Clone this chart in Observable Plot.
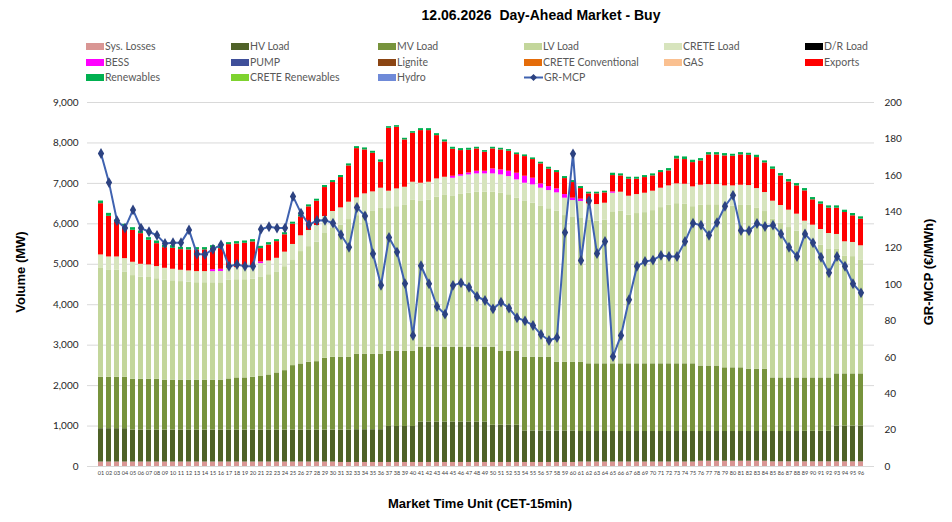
<!DOCTYPE html>
<html>
<head>
<meta charset="utf-8">
<script src="https://cdn.jsdelivr.net/npm/d3@7"></script>
<script src="https://cdn.jsdelivr.net/npm/@observablehq/plot@0.6"></script>
<style>
  body { margin: 0; background: #fff; }
  #wrap { position: relative; width: 952px; height: 522px; font-family: "Lato", "Noto Sans", sans-serif; overflow: hidden; }
  #chart { position: absolute; left: 0; top: 0; }
  .title { position: absolute; left: 541px; top: 15px; transform: translate(-50%, -50%); font: bold 14px "Liberation Sans", Arial, sans-serif; color: #000; white-space: nowrap; }
  .axtitle { position: absolute; transform: translate(-50%, -50%); font: bold 13px "Liberation Sans", Arial, sans-serif; color: #000; white-space: nowrap; }
  .rot { transform: translate(-50%, -50%) rotate(-90deg); }
  .lg { position: absolute; display: flex; align-items: center; transform: translateY(-50%); font-size: 10.5px; color: #595959; white-space: nowrap; }
  .lg .sw { width: 18px; height: 7px; margin-right: 1px; }
  .lg svg { margin-right: 1px; }
</style>
</head>
<body>
<div id="wrap">
  <div id="chart"></div>
  <div class="title">12.06.2026&nbsp;&nbsp;Day-Ahead Market - Buy</div>
  <div class="axtitle rot" style="left:20px; top:272px;">Volume (MW)</div>
  <div class="axtitle rot" style="left:928px; top:272px;">GR-MCP (€/MWh)</div>
  <div class="axtitle" style="left:480px; top:503px;">Market Time Unit (CET-15min)</div>
  <div id="legend"></div>
</div>
<script>
// Market time units 01..96 (15-minute intervals)
const mtu = d3.range(1, 97).map(i => String(i).padStart(2, "0"));

// Buy-side volumes per MTU (MW)
const sysLosses = [
  110,110,110,110,110,110,110,110,110,110,110,110,
  110,110,110,110,110,110,110,110,110,110,110,110,
  110,110,110,110,110,110,100,100,100,100,100,100,
  100,100,100,100,100,100,100,100,100,100,100,100,
  100,100,100,100,100,100,100,100,100,100,100,100,
  110,110,110,110,110,110,110,110,110,110,110,110,
  110,110,110,130,130,130,130,130,130,130,130,130,
  115,115,115,115,115,115,115,115,115,115,115,115
];
const hvLoad = [
  825,825,825,825,790,790,790,790,790,790,790,790,
  790,790,790,790,790,790,790,790,790,790,790,790,
  790,790,790,790,790,790,800,800,810,810,810,810,
  890,890,890,890,1000,1000,1000,1000,1000,1000,1000,1000,
  1000,920,920,920,920,780,780,780,780,780,780,780,
  755,755,755,755,755,755,755,755,755,755,755,755,
  755,755,755,735,735,735,735,735,735,735,735,735,
  750,750,750,750,755,755,755,755,885,885,885,885
];
const mvLoad = [
  1271,1271,1271,1271,1256,1256,1256,1256,1235,1235,1235,1235,
  1235,1235,1235,1235,1265,1290,1290,1306,1325,1363,1413,1470,
  1594,1635,1676,1692,1775,1800,1804,1804,1868,1868,1868,1868,
  1862,1862,1862,1862,1851,1851,1851,1851,1851,1851,1851,1851,
  1851,1931,1832,1832,1832,1824,1824,1824,1824,1700,1700,1700,
  1715,1674,1674,1674,1674,1674,1674,1674,1674,1674,1674,1674,
  1674,1674,1674,1619,1619,1619,1575,1575,1575,1542,1542,1542,
  1325,1325,1325,1325,1320,1320,1320,1320,1290,1290,1290,1290
];
const lvLoad = [
  2705,2655,2645,2604,2564,2524,2518,2487,2476,2457,2437,2421,
  2409,2409,2408,2407,2446,2428,2428,2427,2463,2479,2485,2570,
  2616,2779,2860,2957,3086,3185,3261,3401,3424,3513,3542,3603,
  3525,3572,3603,3727,3603,3628,3710,3751,3726,3777,3808,3834,
  3834,3834,3908,3867,3785,3850,3809,3727,3669,3736,3624,3576,
  3552,3545,3528,3551,3758,3773,3674,3715,3738,3788,3862,3919,
  3959,3950,3885,3981,3987,3987,3998,3998,4015,4049,3985,3897,
  3920,3823,3718,3629,3466,3377,3280,3191,3077,2906,2899,2817
];
const creteLoad = [
  320,320,330,330,330,320,310,300,290,285,280,280,
  275,275,275,280,290,300,300,310,330,340,350,360,
  380,390,400,410,420,420,430,430,440,450,470,500,
  430,440,450,450,450,450,450,450,450,450,450,450,
  450,450,450,450,450,450,450,450,450,450,430,420,
  420,410,410,420,460,470,470,470,480,480,480,480,
  490,490,490,490,500,500,500,500,500,490,480,470,
  450,440,430,420,410,400,390,380,370,360,350,350
];
const bess = [
  0,0,0,0,0,0,0,0,0,0,0,0,
  0,0,50,55,0,0,0,0,40,0,0,0,
  0,0,0,0,0,0,0,0,0,0,0,0,
  0,0,0,0,0,0,0,0,50,40,50,65,
  65,123,123,131,164,173,165,107,99,98,90,58,
  57,0,0,0,33,0,0,0,0,0,0,0,
  0,0,0,0,0,0,0,0,0,0,0,0,
  0,0,0,0,0,0,0,0,0,0,0,0
];
const exportsBuy = [
  1267,1004,864,782,790,757,609,567,511,518,510,518,
  535,535,527,510,585,584,601,609,329,395,412,430,
  502,469,584,601,716,716,749,897,1218,1086,955,642,
  1555,1523,1169,1210,1301,1276,1070,873,667,593,560,552,
  470,494,494,494,461,486,461,494,428,404,395,387,
  263,247,264,255,403,403,420,379,387,378,387,371,
  617,610,600,601,733,733,741,733,749,749,766,732,
  790,732,699,699,749,626,626,626,650,724,659,658
];
const renewables = [
  66,74,50,66,65,66,65,66,57,66,58,58,
  58,58,66,49,49,58,57,57,57,58,49,50,
  49,49,49,49,50,49,51,50,49,50,49,57,
  41,41,41,41,49,49,49,49,49,49,49,41,
  41,41,41,42,41,41,41,41,49,49,50,49,
  50,41,41,42,58,50,49,49,49,50,49,57,
  66,65,58,57,57,57,58,49,57,50,57,50,
  57,58,58,58,57,57,57,57,57,57,57,58
];

// Greek market clearing price per MTU (€/MWh)
const grMcp = [
  172,156,135,131,141,131,129,127,122.5,123,
  123,130,116.7,116.5,119.4,121.8,110,111,110,110,
  130.4,131.7,131,131,148.4,139.2,132.8,135.2,135.3,133.7,
  127.3,120.5,142.3,137.7,116.9,99.6,125.8,117.8,100.5,72,
  110.3,100.4,87.9,83.7,99.5,100.9,98.5,93.4,91.2,86.6,
  90.3,87,81.7,80,77.5,72.5,69.2,70.9,128.6,171.8,
  113.2,146,117,123.6,60.4,72,91.6,110,112.6,113.4,
  116,115.4,115.4,123.6,133.7,132.6,127,134,143,149,
  129.7,129.5,133.5,131.9,132.6,127.8,120.5,115.4,127.8,122.9,
  115,106.4,115.4,110,100.4,95.4
];

// Legend entries (name, colour), laid out in rows of six
const legendNames = [
  "Sys. Losses","HV Load","MV Load","LV Load","CRETE Load","D/R Load",
  "BESS","PUMP","Lignite","CRETE Conventional","GAS","Exports",
  "Renewables","CRETE Renewables","Hydro","GR-MCP"
];
const legendColors = [
  "#d99694","#4f6228","#77933c","#c3d69b","#d7e4bd","#000000",
  "#ff00ff","#3f4f9a","#8b4513","#e46c0a","#fac090","#ff0000",
  "#00b050","#7ed32f","#6f8ad8","#3f62b0"
];
const colorOf = Object.fromEntries(legendNames.map((n, i) => [n, legendColors[i]]));

// Stacked series, bottom to top
const stacked = [
  ["Sys. Losses", sysLosses], ["HV Load", hvLoad], ["MV Load", mvLoad],
  ["LV Load", lvLoad], ["CRETE Load", creteLoad], ["BESS", bess],
  ["Exports", exportsBuy], ["Renewables", renewables]
];
const rows = [];
for (const [name, values] of stacked) values.forEach((v, i) => rows.push({mtu: mtu[i], series: name, value: v}));
const priceRows = grMcp.map((p, i) => ({mtu: mtu[i], price: p}));

// the price axis (0–200) shares the volume axis range (0–9000)
const K = 9000 / 200;

const chart = Plot.plot({
  width: 952,
  height: 522,
  marginTop: 102,
  marginBottom: 56,
  marginLeft: 87,
  marginRight: 78,
  style: {fontFamily: "Lato, 'Noto Sans', sans-serif", color: "#262626", background: "transparent", overflow: "visible"},
  x: {type: "band", domain: mtu, paddingInner: 0.35, paddingOuter: 0.175},
  y: {domain: [0, 9000]},
  color: {domain: stacked.map(d => d[0]), range: stacked.map(d => colorOf[d[0]])},
  marks: [
    Plot.gridY(d3.range(0, 9001, 1000), {stroke: "#d9d9d9", strokeOpacity: 1}),
    Plot.barY(rows, {x: "mtu", y: "value", fill: "series"}),
    Plot.axisX({tickSize: 0, tickPadding: 5, fontSize: 5.5, label: null, fill: "#404040"}),
    Plot.axisY(d3.range(0, 9001, 1000), {anchor: "left", tickSize: 0, tickPadding: 9, fontSize: 10, tickFormat: d3.format(","), label: null}),
    Plot.axisY(d3.range(0, 9001, 900), {anchor: "right", tickSize: 0, tickPadding: 10, fontSize: 10, tickFormat: d => Math.round(d / K), label: null}),
    Plot.line(priceRows, {x: "mtu", y: d => d.price * K, stroke: "#3f62b0", strokeWidth: 2}),
    Plot.dot(priceRows, {x: "mtu", y: d => d.price * K, symbol: "diamond", r: 3.3, fill: "#2c4281", stroke: "none"})
  ]
});
document.getElementById("chart").append(chart);

// Legend
const colX = [86, 231, 378, 524, 664, 805];
const rowY = [46, 62, 77];
const legend = document.getElementById("legend");
legendNames.forEach((name, i) => {
  const el = document.createElement("div");
  el.className = "lg";
  el.style.left = colX[i % 6] + "px";
  el.style.top = rowY[Math.floor(i / 6)] + "px";
  if (name === "GR-MCP") {
    el.innerHTML = `<svg width="19" height="9"><line x1="0" y1="4.5" x2="19" y2="4.5" stroke="${legendColors[i]}" stroke-width="2"/><path d="M9.5,1 L13,4.5 L9.5,8 L6,4.5Z" fill="#2c4281"/></svg><span>${name}</span>`;
  } else {
    el.innerHTML = `<div class="sw" style="background:${legendColors[i]}"></div><span>${name}</span>`;
  }
  legend.append(el);
});
</script>
</body>
</html>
------
What you should do: Find the lines containing "chart" and pull them out.

Expected answer:
Clone this chart in Observable Plot.
  #chart { position: absolute; left: 0; top: 0; }
  <div id="chart"></div>
const chart = Plot.plot({
document.getElementById("chart").append(chart);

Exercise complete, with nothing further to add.